Revaluating this Black Sabbath album many years later reveals it be one of considerable heaviness, taking the melodic direction of ‘The Seventh Star’ a notch further.
Written by: Dangerzone
ARTIST: Black Sabbath
ALBUM: The Eternal Idol
LABEL: Vertigo (UK), Warner Bros (USA)
SERIAL: VERH 51, 9 25548-2
CD REISSUE: Discogs Reissue List
COUNTRY OF ORIGIN: England
LINEUP: Tony Martin – vocals * Tony Iommi – guitar * Bob Daisley – bass * Eric Singer, Bev Bevan – drums * Geoff Nicholls – keyboards
TRACK LISTING: 01 The Shining * 02 Ancient Warrior * 03 Hard Life To Love * 04 Glory Ride * 05 Born To Lose * 06 Nightmare * 07 Scarlet Pimpernel * 08 Lost Forever * 09 Eternal Idol
WEBLINKS: Site Link
Anyone familiar with the Black Sabbath story knows the late 80’s were fraught with all manner of disarray for the ailing legends, with Tony Iommi of course the only link to the grandeur of the glory years.
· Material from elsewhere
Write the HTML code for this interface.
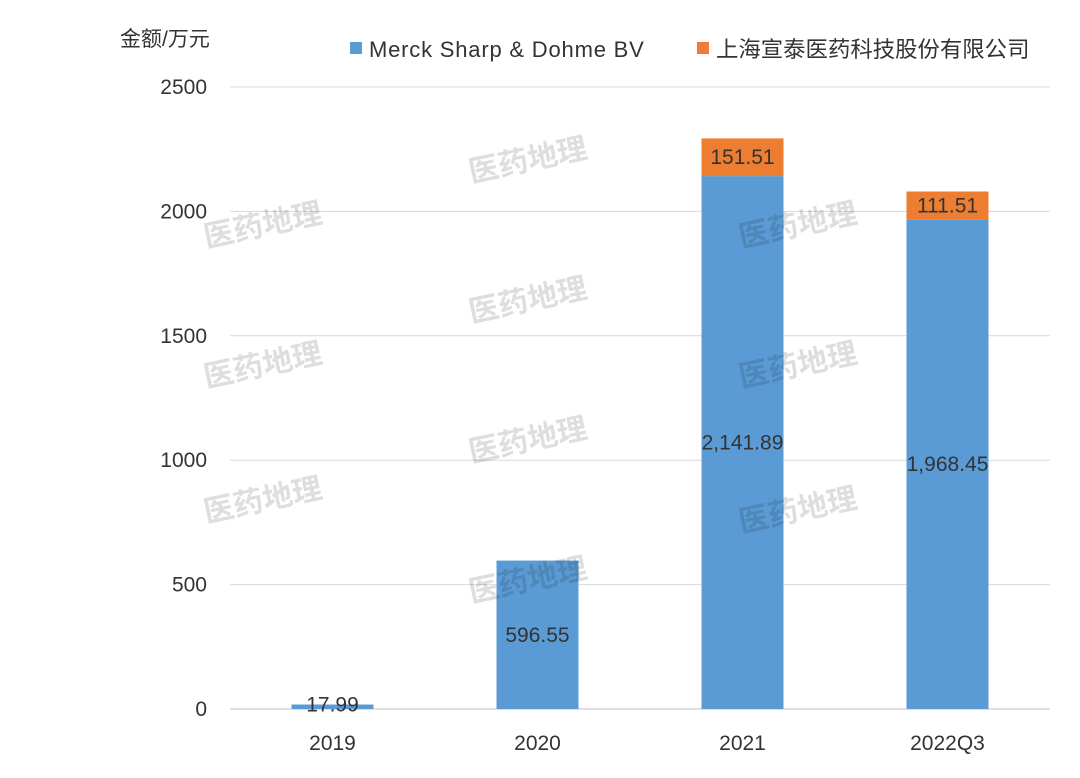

The previous years ‘The Seventh Star’ debacle was an embarrassment for Iommi in particular, with a fine album tainted by having it credited as ‘Tony Iommi with Black Sabbath.’
Then the resulting tour bombed with a drug addled Glenn Hughes flopping on stage, replaced by Ray Gillen. The circumstances surrounding ‘The Eternal Idol’ are equally as outrageous, with the production resulting in mass lineup changes, with Iommi himself commenting how ‘ridiculous’ it was getting.
To start with Gillen, Dave Spitz and Eric Singer were on board from the previous lineup, only for all three to depart during the recording process. Apparently the dire financial situation the band was in caused Gillen and Singer’s departure, with both having already recorded their parts for the album.
Tony Martin was enlisted and sang over Gillen’s parts, although Singer’s drum parts remained. Even the producer’s seat was a merry-go-round, with Jeff Glixman replaced by Chris Tsangarides. It all seems fairly confusing and laughable, but the resulting album was excellent all the same, even if is one of the lesser known Sabbath albums.
For years I always thought this to be a fairly mundane power metal album based on the song titles alone and barely gave it a listen. I think that was mainly because of Martin’s vocals, which didn’t do too much for me compared to the might of Ozzy, Dio, Ian Gillan and even Glenn Hughes himself. But revaluating this many years later reveals it be an album of considerable heaviness, taking the melodic direction of ‘The Seventh Star’ a notch further, with Iommi really churning out some titanic riffs.
There’s a Dio era feel to ‘The Shining’ giving a taste of what the band would have sounded like if he had remained in the band. The keyboards are always present, but never dominating, adding that power metal element. The album has nothing in common with vintage 70’s Black Sabbath, but Iommi’s riffs keep it familiar, his solo in ‘Ancient Warrior’ one of his best of the period, showing the variation in his playing.
The faster tempo of ‘Hard Life To Live’ is more agreeable, the highlight being some chugging riffs of the traditional metal variety. ‘Glory Ride’ has a huge and bombastic sound, suiting the epic nature of this album, with the drums positively booming. ‘Nightmare’ was supposed to be for one of the ‘Nightmare On Elm Street’ films but ultimately wasn’t, a slower, grinding track which is more like the Sabbath of old, with the keyboards not as obvious.
Acoustic instrumental ‘Scarlet Pimpernel’ leads into the numbing heaviness of ‘Lost Forever’ which is completely owned by Iommi, his riffs once again the saving grace. The title track is an attempt at classic Sabbath doom, very slow and deliberate, Iommi pulling out some early 70’s riffs to keep the purists happy.
To Iommi’s disappointment the album failed to sell and even he admits the fans were probably confused and disillusioned with all the changes in the band. It didn’t stop this from being a solid release in an uncertain time and I prefer it to ‘The Headless Cross’ and ‘Tyr’ from the initial Martin era. It’s undeniably heavy as Black Sabbath were expected to be, but with some of Iommi’s best work, which is saying something. At that point he was the only one holding it all together, so his efforts needed to be special, which they were here.